April 4, 2025. Laura Marris - Ecologies of Memory: Translating Place and Psychogeography in Francophone Literature
CAS 306, 725 Commonwealth Avenue
2:30 – 4:15
Laura Marris is an essayist, poet, and translator. Her writing has appeared or is forthcoming in The Believer, Harper’s, The New York Times, The Paris Review Daily, The Yale Review, Words Without Borders and elsewhere. Her recent translations include Albert Camus’s The Plague, Paol Keineg’s Triste Tristan (co-translated with Rosmarie Waldrop), and To Live Is to Resist, a biography of Antonio Gramsci. Books she has translated have been shortlisted for the Oxford-Weidenfeld Translation Prize, the Scott Moncrieff Prize, and the French-American Foundation Translation Prize.
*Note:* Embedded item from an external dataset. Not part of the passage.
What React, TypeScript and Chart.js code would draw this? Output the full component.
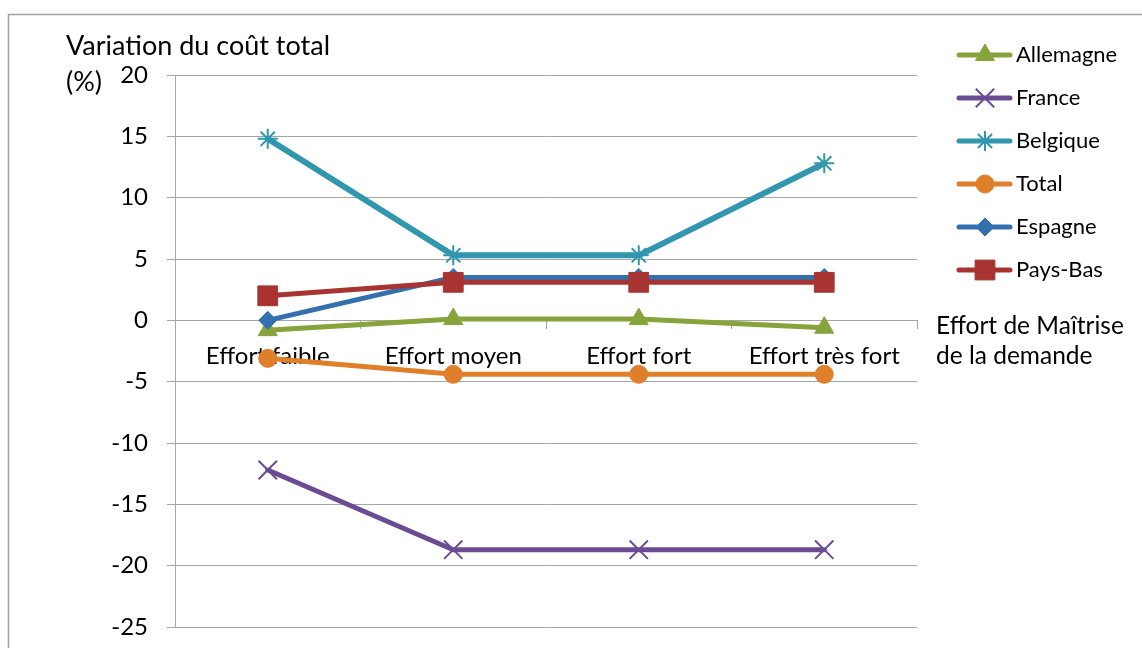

Her first solo-authored book, The Age of Loneliness, was published by Graywolf in August 2024.
April 11, 2025. Anton Hur - Translating Korean Literature
CAS 306, 725 Commonwealth Avenue
2:30 – 4:15
Anton Hur is the author of Toward Eternity and the translator of Bora Chung’s Cursed Bunny, Baek Sehee’s I Want to Die but I Want to Eat Tteokbokki, Lee Seong-bok’s Indeterminate Inflorescence, Kyung-Sook Shin’s Violets, and others. He was double-longlisted and shortlisted for the International Booker Prize, a finalist for the National Book Award, and nominated for the Dublin Literary Award and the National Book Critics Circle Award. He resides in Seoul.
April 18, 2025. Polly Barton - Translating Vertiginously: Coaxing Mild Vertigo from Japanese into English
CAS 306, 725 Commonwealth Avenue
2:30 – 4:15
Polly Barton is a Japanese translator and writer, based in the UK. Translations include Spring Garden by Tomoka Shibasaki, There’s No Such Thing as an Easy Job by Kikuko Tsumura, Mild Vertigo by Mieko Kanai and Butter by Asako Yuzuki. Her translation of Where the Wild Ladies Are by Aoko Matsuda won a World Fantasy Award in 2021. She is the author of Fifty Sounds and Porn: An Oral History, both published by Fitzcarraldo Editions.